MovieChat Forums > The Man from Planet X (1951) Discussion > Preserved by the Library of Congress!

Preserved by the Library of Congress!


For 24 hours on Sept. 28-29, 2011, TCM devoted its schedule exclusively to films recently preserved by the Library of Congress...and among those movies was none other than this sixty-year-old, $41,000, little-known B picture, and a science fiction one to boot.

A lot of us have long appreciated The Man From Planet X as an overlooked gem, thanks mainly to the directorial and artistic genius of director Edgar G. Ulmer. It was Ulmer who fashioned the film's unique Gothic horror/science fiction atmosphere, overlaying a '50s sci-fi sensibility with an anachronistic '30s look and feel, and presented audiences with a surprisingly complex alien in a unique story that leaves the viewer with no easy answers, quite unlike any other sci-fi film of its era.

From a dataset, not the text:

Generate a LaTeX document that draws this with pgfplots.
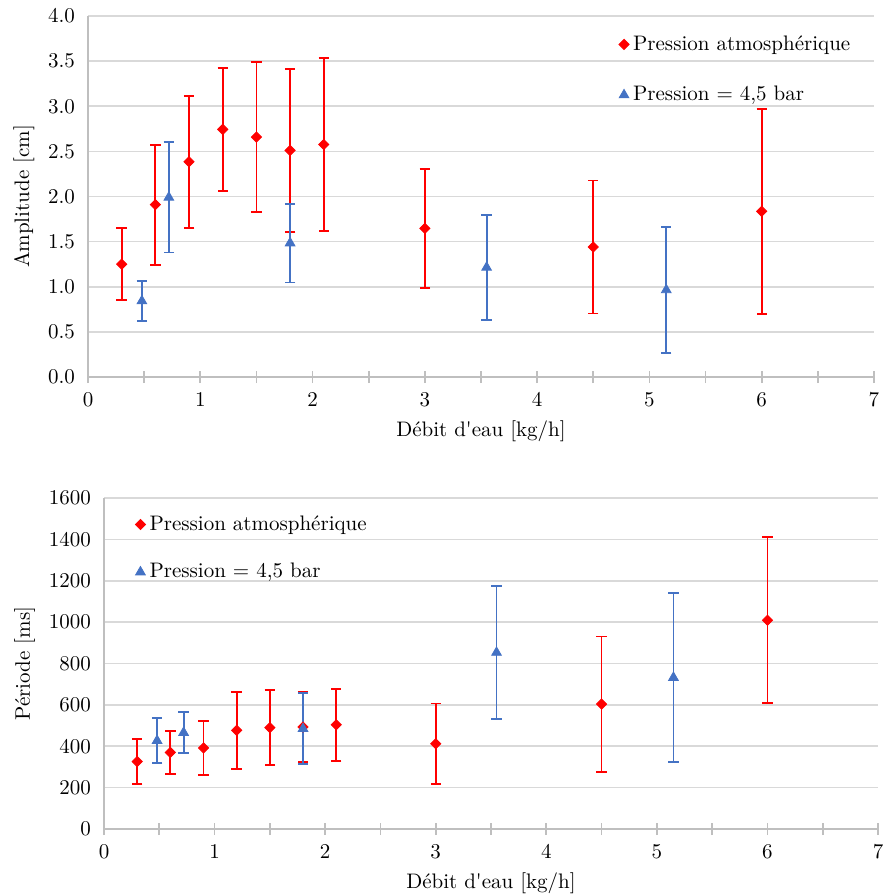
\documentclass[border=0pt]{standalone}
\usepackage{pgfplots}
\pgfplotsset{compat=1.18}
\usepackage{pgfplotstable}
\definecolor{xred}{RGB}{255,0,0}
\definecolor{xblue}{RGB}{68,114,196}
\definecolor{gridc}{RGB}{217,217,217}
\definecolor{axc}{RGB}{191,191,191}

\pgfplotstableread{
x y e
0.3 1.25 0.40
0.6 1.91 0.665
0.9 2.385 0.733
1.2 2.744 0.683
1.5 2.659 0.831
1.8 2.51 0.903
2.1 2.576 0.957
3.0 1.647 0.661
4.5 1.44 0.737
6.0 1.836 1.136
}\ampRed
\pgfplotstableread{
x y e
0.48 0.842 0.218
0.72 1.99 0.61
1.8 1.484 0.437
3.55 1.214 0.58
5.15 0.965 0.695
}\ampBlue
\pgfplotstableread{
x y e
0.3 326 110
0.6 370 104
0.9 392 130
1.2 477 187
1.5 490 182
1.8 493 171
2.1 504 174
3.0 412 195
4.5 604 327
6.0 1009 401
}\perRed
\pgfplotstableread{
x y e
0.48 427 108
0.72 466 100
1.8 485 172
3.55 853 322
5.15 732 407
}\perBlue

\pgfplotsset{
  mystyle/.style={
    scale only axis,
    xmin=0, xmax=7,
    xtick={0,1,...,7},
    minor x tick num=1,
    tick align=center,
    major tick length=6pt,
    minor tick length=6pt,
    x tick style={axc, line width=0.8pt},
    y tick style={draw=none},
    axis x line*=bottom,
    axis y line*=left,
    axis line style={-, axc, line width=0.8pt},
    ymajorgrids,
    major grid style={gridc, line width=0.8pt},
    /pgf/number format/assume math mode=true,
    tick label style={font=\fontsize{10.5}{12}\selectfont},
    label style={font=\fontsize{10.5}{12}\selectfont},
    xticklabel style={yshift=-1pt},
    legend style={draw=none, fill=none, font=\fontsize{10.5}{12}\selectfont, inner sep=0pt},
    legend cell align=left,
    clip=false,
  },
  redser/.style={only marks, color=xred, mark=square*, mark size=1.8pt, mark options={rotate=45, fill=xred, draw=xred},
    error bars/.cd, y dir=both, y explicit, error bar style={line width=0.9pt, xred},
    error mark options={xred, line width=0.9pt, mark size=2.6pt, rotate=90}},
  blueser/.style={only marks, color=xblue, mark=triangle*, mark size=2.8pt, mark options={fill=xblue, draw=xblue},
    error bars/.cd, y dir=both, y explicit, error bar style={line width=0.9pt, xblue},
    error mark options={xblue, line width=0.9pt, mark size=2.6pt, rotate=90}},
}

\begin{document}
\begin{tikzpicture}
\useasboundingbox (0,0) rectangle (442pt,-447pt);
\begin{axis}[mystyle,
  at={(44pt,-188.5pt)}, anchor=south west,
  width=393pt, height=180.5pt,
  ymin=0, ymax=4, ytick distance=0.5,
  yticklabel style={/pgf/number format/.cd, fixed, fixed zerofill, precision=1},
  xlabel={Débit d\textquotesingle eau [kg/h]},
  ylabel={Amplitude [cm]},
  legend style={at={(0.675,0.958)}, anchor=north west, row sep=12.5pt},
]
\addplot+[redser] table[x=x, y=y, y error=e] {\ampRed};
\addlegendentry{Pression atmosphérique}
\addplot+[blueser] table[x=x, y=y, y error=e] {\ampBlue};
\addlegendentry{Pression = 4,5 bar}
\end{axis}

\begin{axis}[mystyle,
  at={(52pt,-414.5pt)}, anchor=south west,
  width=387pt, height=165.5pt,
  ymin=0, ymax=1600, ytick distance=200,
  yticklabel style={/pgf/number format/.cd, 1000 sep={}},
  xlabel={Débit d\textquotesingle eau [kg/h]},
  ylabel={Période [ms]},
  legend style={at={(0.04,0.96)}, anchor=north west, row sep=11pt},
]
\addplot+[redser] table[x=x, y=y, y error=e] {\perRed};
\addlegendentry{Pression atmosphérique}
\addplot+[blueser] table[x=x, y=y, y error=e] {\perBlue};
\addlegendentry{Pression = 4,5 bar}
\end{axis}
\end{tikzpicture}
\end{document}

TMFPX is also one of the finest examples of creativity in a low-budget film. A filmmaker's talents are perhaps best put to the test when he has little money to work with, and it's Ulmer's care, imagination and resourcefulness that made this very inexpensive movie a polished, professional and involving motion picture. Of course, the writers, actors and crew all greatly contributed to making this film the minor classic it has become, but it's Edgar Ulmer who deserves the lion's share of the credit for the success the film enjoyed in 1951, and the increasingly high reputation it's been getting in recent years.

That reputation has now been confirmed by the action of the Library of Congress in making sure The Man From Planet X is restored and preserved for future generations to enjoy...a tribute to their little film I'm sure its creators would have never dreamed of.